Videography by Rachel Glass

 

Bob and Cheryl flap their wings on University Hall’s 28th floor ledge, getting ready to fly. But the Easters have already left the nest.

The two peregrine falcon chicks born on a 28th-floor ledge of University Hall this spring have been named for newly retired University of Illinois President Bob Easter and his wife, Cheryl. The honor was bestowed to recognize Easter’s 40 years of service to the university.

“We hope that this way, they’ll soar over our campus, keep watching over us, keep helping us and come back year after year as the falcons do,” said Chancellor Michael Amiridis.

The chicks were born to Nitz and Mouse, now in their third year of nesting at University Hall. The pair had four eggs, but only two hatched.

The Easters got the chance to hold the chicks June 5 when the birds were brought inside for banding and blood tests by Field Museum peregrine falcon experts.

“We thought it would be special to come out here, watch the banding and get to know Bob and Cheryl,” Bob Easter said.

“It was really cool to get to hold a wild animal,” said Cheryl Easter, already a falcon fan from watching them online.

“It was also helpful to have gloves on,” Bob Easter said with a laugh.

Peregrine falcons have called UH home for over 30 years. The falcons were classified as endangered in Illinois in 1973. Naturalists chose University Hall as a release site to reintroduce the species to the Midwest in 1986.

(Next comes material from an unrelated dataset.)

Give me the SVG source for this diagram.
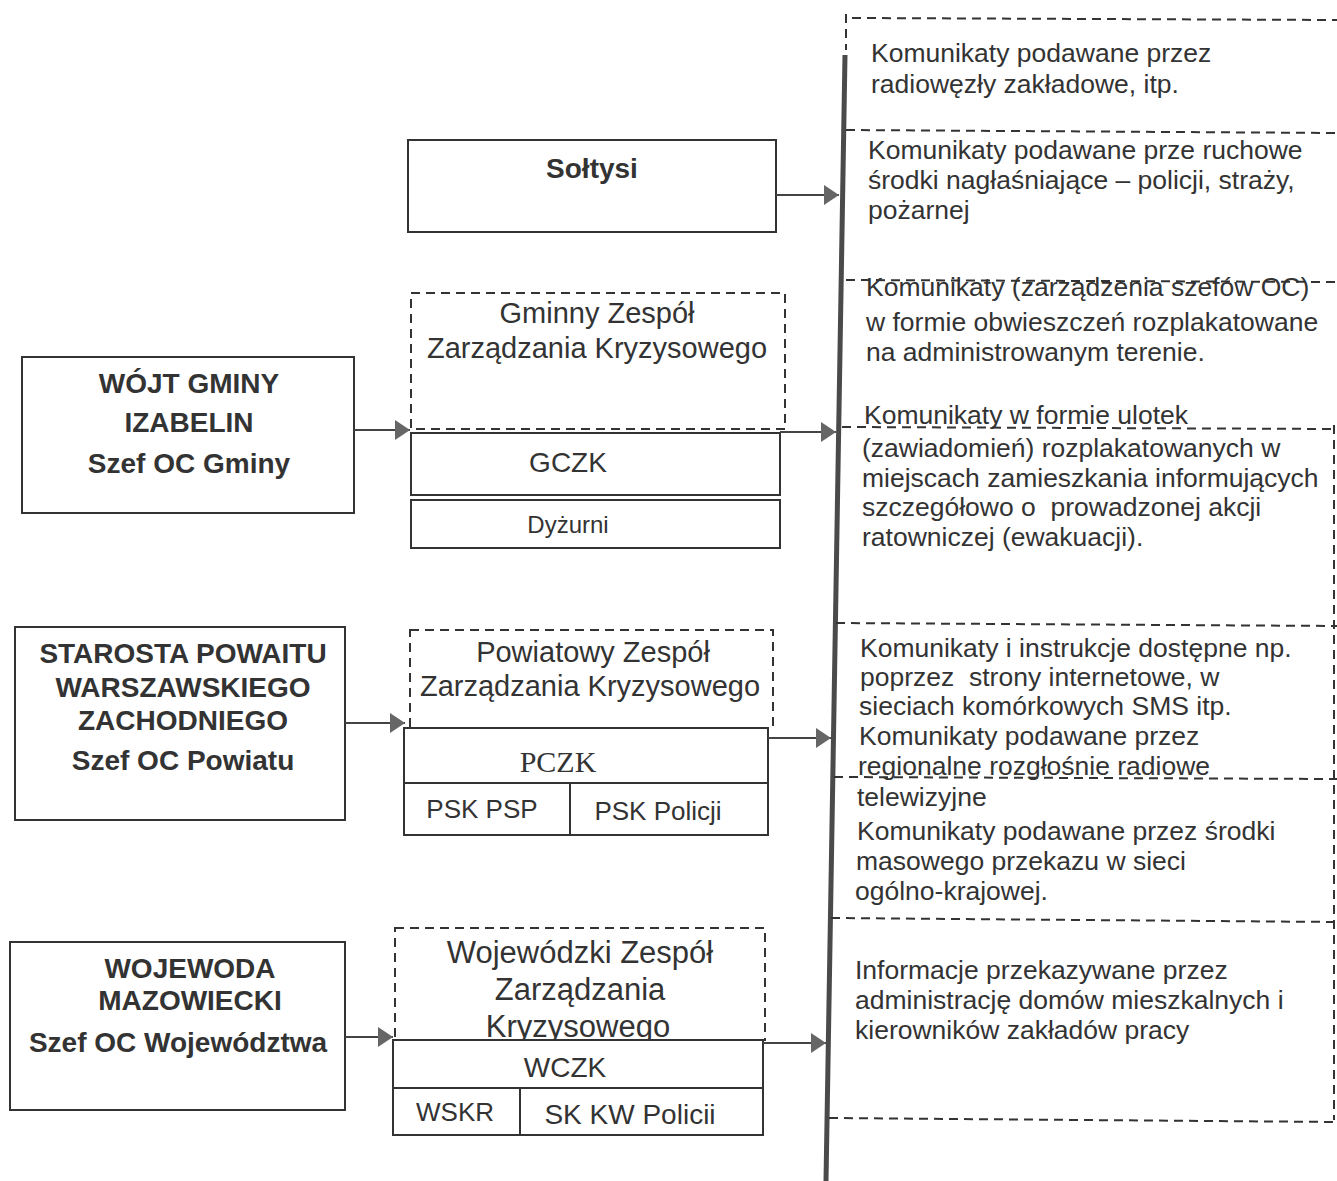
<svg xmlns="http://www.w3.org/2000/svg" width="1337" height="1181" viewBox="0 0 1337 1181">
<style>
.box{fill:#fff;stroke:#333;stroke-width:2}
.dbox{fill:none;stroke:#333;stroke-width:2;stroke-dasharray:9,6}
.dl{fill:none;stroke:#333;stroke-width:2;stroke-dasharray:9,6}
.conn{stroke:#444;stroke-width:2;fill:none}
.b{font-family:"Liberation Sans",Arial,sans-serif;font-weight:bold;font-size:28px;fill:#333;text-anchor:middle}
.r{font-family:"Liberation Sans",Arial,sans-serif;font-size:28px;fill:#333;text-anchor:middle}
.z{font-family:"Liberation Sans",Arial,sans-serif;font-size:29px;fill:#333;text-anchor:middle}
.t{font-family:"Liberation Sans",Arial,sans-serif;font-size:26.5px;fill:#333;white-space:pre}
.s{font-family:"Liberation Serif","Times New Roman",serif;font-size:30px;fill:#333;text-anchor:middle}
</style>
<defs>
<marker id="ah" markerUnits="userSpaceOnUse" markerWidth="16" markerHeight="22" refX="15" refY="10" orient="auto">
<path d="M0,0 L15,10 L0,20 z" fill="#666"/>
</marker>
</defs>
<rect width="1337" height="1181" fill="#fff"/>

<g id="panel">
<line x1="846" y1="14" x2="846" y2="50" class="dl"/>
<line x1="845" y1="55" x2="826" y2="1181" stroke="#4a4a4a" stroke-width="5"/>
<line x1="852" y1="18" x2="1337" y2="20" class="dl"/>
<line x1="846" y1="130" x2="1337" y2="133" class="dl"/>
<line x1="846" y1="280" x2="1337" y2="282" class="dl"/>
<line x1="842" y1="427" x2="1337" y2="429" class="dl"/>
<line x1="836" y1="623" x2="1337" y2="626" class="dl"/>
<line x1="834" y1="777" x2="1337" y2="779" class="dl"/>
<line x1="831" y1="918" x2="1337" y2="922" class="dl"/>
<line x1="829" y1="1118" x2="1337" y2="1122" class="dl"/>
<line x1="1334" y1="425" x2="1334" y2="1120" class="dl"/>
</g>

<g id="info1">
<text class="t" x="871" y="62">Komunikaty podawane przez</text>
<text class="t" x="871" y="93">radiowęzły zakładowe, itp.</text>
</g>
<g id="info2">
<text class="t" x="868" y="159">Komunikaty podawane prze ruchowe</text>
<text class="t" x="868" y="189">środki nagłaśniające – policji, straży,</text>
<text class="t" x="868" y="219">pożarnej</text>
</g>
<g id="info3">
<text class="t" x="866" y="296">Komunikaty (zarządzenia szefów OC)</text>
<text class="t" x="866" y="331">w formie obwieszczeń rozplakatowane</text>
<text class="t" x="866" y="361">na administrowanym terenie.</text>
</g>
<g id="info4">
<text class="t" x="864" y="424">Komunikaty w formie ulotek</text>
<text class="t" x="862" y="457">(zawiadomień) rozplakatowanych w</text>
<text class="t" x="862" y="487">miejscach zamieszkania informujących</text>
<text class="t" x="862" y="516">szczegółowo o  prowadzonej akcji</text>
<text class="t" x="862" y="546">ratowniczej (ewakuacji).</text>
</g>
<g id="info5">
<text class="t" x="860" y="657">Komunikaty i instrukcje dostępne np.</text>
<text class="t" x="860" y="686">poprzez  strony internetowe, w</text>
<text class="t" x="859" y="715">sieciach komórkowych SMS itp.</text>
<text class="t" x="859" y="745">Komunikaty podawane przez</text>
<text class="t" x="858" y="775">regionalne rozgłośnie radiowe</text>
<text class="t" x="857" y="806">telewizyjne</text>
<text class="t" x="857" y="840">Komunikaty podawane przez środki</text>
<text class="t" x="856" y="870">masowego przekazu w sieci</text>
<text class="t" x="855" y="900">ogólno-krajowej.</text>
</g>
<g id="info6">
<text class="t" x="855" y="979">Informacje przekazywane przez</text>
<text class="t" x="855" y="1009">administrację domów mieszkalnych i</text>
<text class="t" x="855" y="1039">kierowników zakładów pracy</text>
</g>

<g id="soltysi">
<rect class="box" x="408" y="140" width="368" height="92"/>
<text class="b" x="592" y="178">Sołtysi</text>
</g>

<g id="wojt">
<rect class="box" x="22" y="357" width="332" height="156"/>
<text class="b" x="189" y="393">WÓJT GMINY</text>
<text class="b" x="189" y="432">IZABELIN</text>
<text class="b" x="189" y="473">Szef OC Gminy</text>
</g>
<g id="gzzk">
<rect class="dbox" x="411" y="293" width="374" height="136"/>
<text class="z" x="597" y="323">Gminny Zespół</text>
<text class="z" x="597" y="358">Zarządzania Kryzysowego</text>
</g>
<g id="gczk">
<rect class="box" x="411" y="433" width="369" height="62"/>
<text class="r" x="568" y="472">GCZK</text>
</g>
<g id="dyzurni">
<rect class="box" x="411" y="500" width="369" height="48"/>
<text class="r" x="568" y="533" style="font-size:24px">Dyżurni</text>
</g>

<g id="starosta">
<rect class="box" x="15" y="627" width="330" height="193"/>
<text class="b" x="183" y="663">STAROSTA POWAITU</text>
<text class="b" x="183" y="697">WARSZAWSKIEGO</text>
<text class="b" x="183" y="730">ZACHODNIEGO</text>
<text class="b" x="183" y="770">Szef OC Powiatu</text>
</g>
<g id="pzzk">
<rect class="dbox" x="410" y="630" width="363" height="98"/>
<text class="z" x="593" y="662">Powiatowy Zespół</text>
<text class="z" x="590" y="696">Zarządzania Kryzysowego</text>
</g>
<g id="pczk">
<rect class="box" x="404" y="728" width="364" height="55"/>
<text class="s" x="558" y="772">PCZK</text>
</g>
<g id="psk">
<rect class="box" x="404" y="783" width="364" height="52"/>
<line x1="570" y1="783" x2="570" y2="835" stroke="#333" stroke-width="2"/>
<text class="r" x="482" y="818" style="font-size:26px">PSK PSP</text>
<text class="r" x="658" y="820" style="font-size:26px">PSK Policji</text>
</g>

<g id="wojewoda">
<rect class="box" x="10" y="942" width="335" height="168"/>
<text class="b" x="190" y="978">WOJEWODA</text>
<text class="b" x="190" y="1010">MAZOWIECKI</text>
<text class="b" x="178" y="1052">Szef OC Województwa</text>
</g>
<g id="wzzk">
<rect class="dbox" x="395" y="928" width="370" height="112"/>
<text class="z" x="580" y="963" style="font-size:31px">Wojewódzki Zespół</text>
<text class="z" x="580" y="1000" style="font-size:31px">Zarządzania</text>
<text class="z" x="578" y="1037" style="font-size:31px">Kryzysowego</text>
</g>
<g id="wczk">
<rect class="box" x="393" y="1040" width="370" height="48"/>
<text class="r" x="565" y="1077">WCZK</text>
</g>
<g id="wskr">
<rect class="box" x="393" y="1088" width="370" height="47"/>
<line x1="520" y1="1088" x2="520" y2="1135" stroke="#333" stroke-width="2"/>
<text class="r" x="455" y="1121" style="font-size:26px">WSKR</text>
<text class="r" x="630" y="1124">SK KW Policii</text>
</g>

<g id="connectors">
<line class="conn" x1="776" y1="195" x2="839" y2="195" marker-end="url(#ah)"/>
<line class="conn" x1="354" y1="430" x2="410" y2="430" marker-end="url(#ah)"/>
<line class="conn" x1="780" y1="432" x2="836" y2="432" marker-end="url(#ah)"/>
<line class="conn" x1="345" y1="723" x2="405" y2="723" marker-end="url(#ah)"/>
<line class="conn" x1="768" y1="738" x2="831" y2="738" marker-end="url(#ah)"/>
<line class="conn" x1="345" y1="1037" x2="393" y2="1037" marker-end="url(#ah)"/>
<line class="conn" x1="763" y1="1043" x2="826" y2="1043" marker-end="url(#ah)"/>
</g>
</svg>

The falcons, taken off the federal threatened and endangered species list in 1999, were just removed from the Illinois list, said Mary Hennen, director of the Chicago Peregrine Program and collections assistant in the Field Museum’s bird division.

Falcon

One of the chick’s parents waits on the ledge. Photo: Roberta Dupuis-Devlin/UIC Photo Services

“Thirty years of work towards that is a relatively quick turnover,” she said.

Hennen and colleague Josh Engel wait 22 to 24 days after the chicks hatch before collecting them from the ledge. Small metal cuffs are placed around the chicks’ legs to help researchers identify the birds after they leave the nest for their life in the skies.

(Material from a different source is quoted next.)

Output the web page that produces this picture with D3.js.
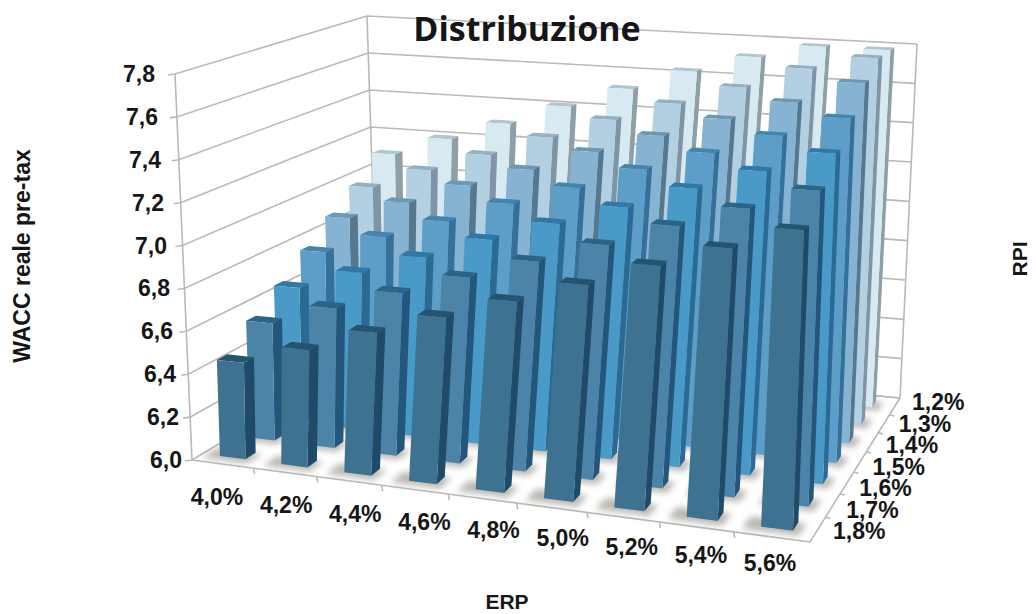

Hennen says the naming is an exciting part of the procedure. “When you’re naming them, you’re thanking people,” says Hennen. “It’s creating a link.”

Easter’s retirement gift from UIC also included a photo of last year’s falcons. UIS gave him a book about Abraham Lincoln; the Urbana-Champaign campus gift was a piece of marble with an engraved quotation from the university’s founding president.

Although they’re not quite ready to soar, the falcon chicks are flapping their wings at the nest as their flight feathers start to grow in. When they’re about 40 days old, the chicks will fly for the first time. They’ll leave the nest around the beginning of fall semester.

“The University of Illinois at Chicago is at a point, in some sense, where it’s like the falcons,” Easter said. “It’s ready to set out and explore the world, to have its own life.”